Meu irmão, Marcos, cujo espírito aventureiro e invejável capacidade de liderança era admirado por todos, foi quem primeiro me levou, e ao nosso pequeno grupo de bicicleteiros, ao meu local favorito desse lado da cidade: o Sumaré.
Nas várias pedaladas morro acima, pude ver Marília Pera e Luiz Gustavo discutindo as dificuldades de se ter um volante inglês em plena São Paulo dos anos 60, numa cena externa de Beto Rockefeller, gravada numa rua do bairro, assim como vi Suzana Vieira de mãos dadas com seu então noivo Régis Cardoso, em pleno domingo à tarde, como dois simples pombinhos, Hebe Camargo saindo de sua casa com seu Impala último tipo e Wilma Bentivegna estreando seu novíssimo Aero Willys 2.600.
Clenira Michel mantinha conta num banco da Alfonso Bovero. Marisa Sanches, depois de cantar o tema de "Woody Woodpecker" no "Almoço com as Estrelas", fazia compras no pequeno centro comercial da mesma rua.
O cardápio do "Almoço com as Estrelas", apresentado por Lolita e Aírton Rodrigues, vinha da "Cantina Don Ciccilo", a menos de um quilômetro de distância, local preferido no dia das Mães e dos Pais.
Walter Forster, galã número um, e sua esposa Dona Branca, moravam em uma bonita casa numa das inúmeras ladeiras do bairro, assim como Cesar Monteclaro, egresso do rádio, Vida Alves, Xisto Guzzi e Percy Aires.

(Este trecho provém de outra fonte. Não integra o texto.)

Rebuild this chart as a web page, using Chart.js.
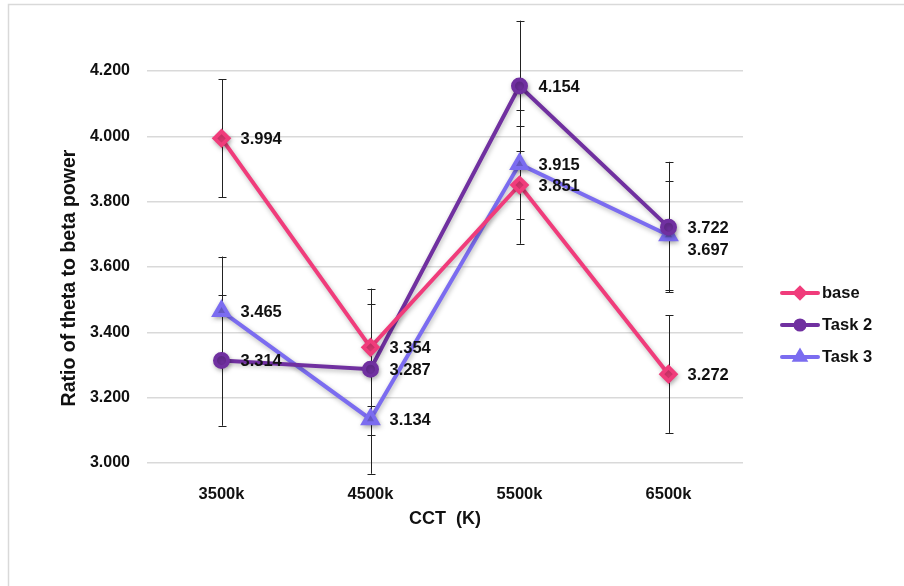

Um calhambeque estacionado na porta da TV Tupi era sinal que "Fuzarca e Torresmo" estavam a todo vapor dentro do estúdio... Lenda ou realidade, para nós, aquele carro era deles. E depois do almoço, o olfato mais apurado podia sentir o cheiro da "Cozinha de Ofélia" dentro da "Revista Feminina" de Maria Teresa Grégori.
Lá pelas tantas, meu irmão dava a voz de partida, e todos nós, eu, Lalo e Marquinhos, subíamos em nossas bicicletas e nos despedíamos da Beverly Hills do Sumaré, para voltarmos a tempo para o jantar na Liverpool da Paulicéia. Semana seguinte, era vez da Rodeo Drive, ou seja, rua Augusta, onde um dia, em 1973, vi um amontoado de silicone fazendo compras... era a Raquel Welch.
Não dormi três dias, por motivos que todos nós conhecemos.